Task: Transcribe the entries exactly; images are not part of the copy.

Material:
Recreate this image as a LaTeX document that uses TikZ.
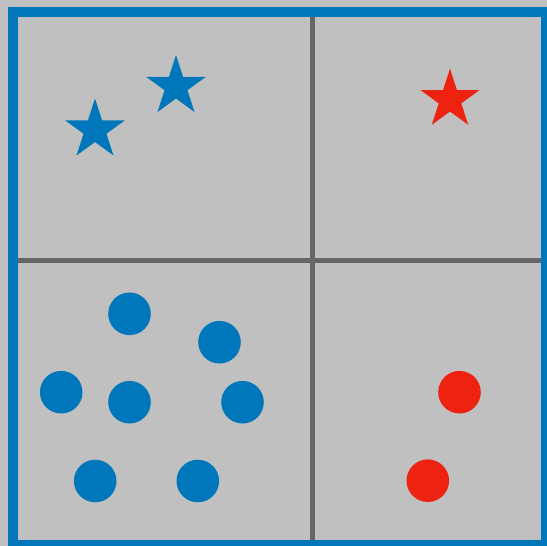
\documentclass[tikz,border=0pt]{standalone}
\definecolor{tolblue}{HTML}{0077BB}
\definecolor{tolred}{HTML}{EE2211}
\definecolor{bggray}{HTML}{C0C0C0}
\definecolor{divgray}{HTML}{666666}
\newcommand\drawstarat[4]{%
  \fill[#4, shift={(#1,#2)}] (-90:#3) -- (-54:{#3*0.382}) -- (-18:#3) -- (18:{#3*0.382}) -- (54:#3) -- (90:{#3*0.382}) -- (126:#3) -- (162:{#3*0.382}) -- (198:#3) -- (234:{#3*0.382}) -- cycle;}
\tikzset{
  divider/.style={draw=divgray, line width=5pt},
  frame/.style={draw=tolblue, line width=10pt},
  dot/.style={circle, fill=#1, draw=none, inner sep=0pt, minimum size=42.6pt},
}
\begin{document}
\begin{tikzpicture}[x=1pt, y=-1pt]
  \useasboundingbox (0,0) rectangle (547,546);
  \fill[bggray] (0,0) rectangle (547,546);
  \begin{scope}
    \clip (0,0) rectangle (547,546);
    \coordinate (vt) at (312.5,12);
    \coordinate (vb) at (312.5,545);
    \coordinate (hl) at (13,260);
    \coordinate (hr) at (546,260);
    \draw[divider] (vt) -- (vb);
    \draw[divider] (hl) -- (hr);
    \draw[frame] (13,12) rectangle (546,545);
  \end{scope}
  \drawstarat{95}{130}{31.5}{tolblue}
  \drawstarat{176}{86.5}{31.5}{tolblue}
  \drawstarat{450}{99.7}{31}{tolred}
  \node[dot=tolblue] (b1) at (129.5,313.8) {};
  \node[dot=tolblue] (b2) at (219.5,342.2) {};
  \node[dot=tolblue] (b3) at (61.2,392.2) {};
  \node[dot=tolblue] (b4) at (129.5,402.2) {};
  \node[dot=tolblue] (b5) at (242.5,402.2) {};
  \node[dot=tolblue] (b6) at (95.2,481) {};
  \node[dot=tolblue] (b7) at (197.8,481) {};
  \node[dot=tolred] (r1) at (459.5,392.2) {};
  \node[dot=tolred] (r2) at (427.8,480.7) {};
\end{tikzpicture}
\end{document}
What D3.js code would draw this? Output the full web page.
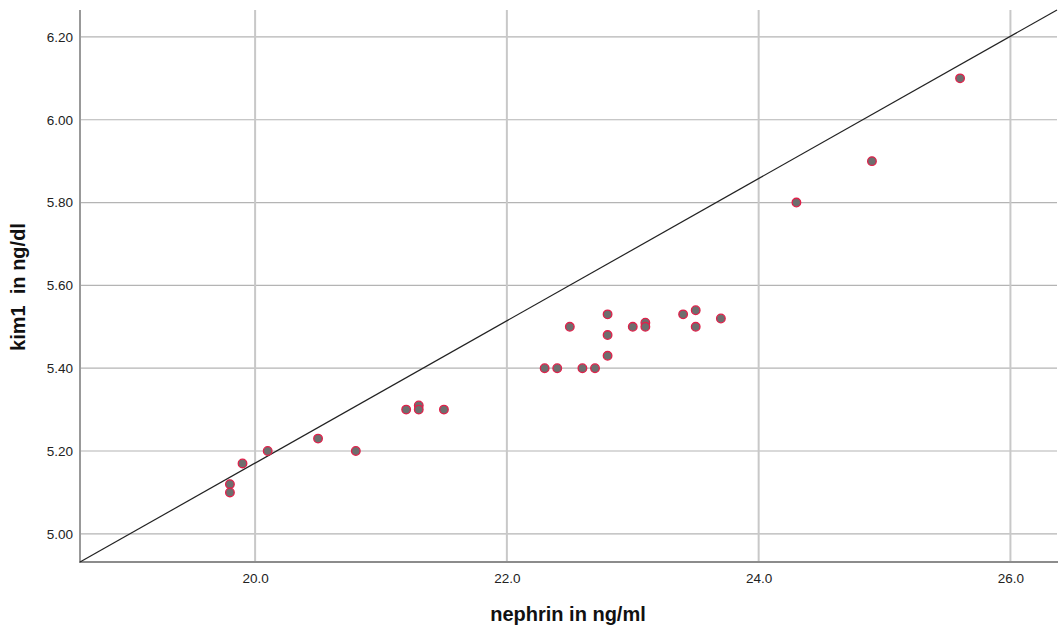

Answer for this exercise:
Recreate this image as a LaTeX document that uses TikZ.
\documentclass[tikz,border=0pt]{standalone}
\definecolor{tolblue}{HTML}{0077BB}
\definecolor{tolred}{HTML}{EE2211}
\definecolor{bggray}{HTML}{C0C0C0}
\definecolor{divgray}{HTML}{666666}
\newcommand\drawstarat[4]{%
  \fill[#4, shift={(#1,#2)}] (-90:#3) -- (-54:{#3*0.382}) -- (-18:#3) -- (18:{#3*0.382}) -- (54:#3) -- (90:{#3*0.382}) -- (126:#3) -- (162:{#3*0.382}) -- (198:#3) -- (234:{#3*0.382}) -- cycle;}
\tikzset{
  divider/.style={draw=divgray, line width=5pt},
  frame/.style={draw=tolblue, line width=10pt},
  dot/.style={circle, fill=#1, draw=none, inner sep=0pt, minimum size=42.6pt},
}
\begin{document}
\begin{tikzpicture}[x=1pt, y=-1pt]
  \useasboundingbox (0,0) rectangle (547,546);
  \fill[bggray] (0,0) rectangle (547,546);
  \begin{scope}
    \clip (0,0) rectangle (547,546);
    \coordinate (vt) at (312.5,12);
    \coordinate (vb) at (312.5,545);
    \coordinate (hl) at (13,260);
    \coordinate (hr) at (546,260);
    \draw[divider] (vt) -- (vb);
    \draw[divider] (hl) -- (hr);
    \draw[frame] (13,12) rectangle (546,545);
  \end{scope}
  \drawstarat{95}{130}{31.5}{tolblue}
  \drawstarat{176}{86.5}{31.5}{tolblue}
  \drawstarat{450}{99.7}{31}{tolred}
  \node[dot=tolblue] (b1) at (129.5,313.8) {};
  \node[dot=tolblue] (b2) at (219.5,342.2) {};
  \node[dot=tolblue] (b3) at (61.2,392.2) {};
  \node[dot=tolblue] (b4) at (129.5,402.2) {};
  \node[dot=tolblue] (b5) at (242.5,402.2) {};
  \node[dot=tolblue] (b6) at (95.2,481) {};
  \node[dot=tolblue] (b7) at (197.8,481) {};
  \node[dot=tolred] (r1) at (459.5,392.2) {};
  \node[dot=tolred] (r2) at (427.8,480.7) {};
\end{tikzpicture}
\end{document}
What D3.js code would draw this? Output the full web page.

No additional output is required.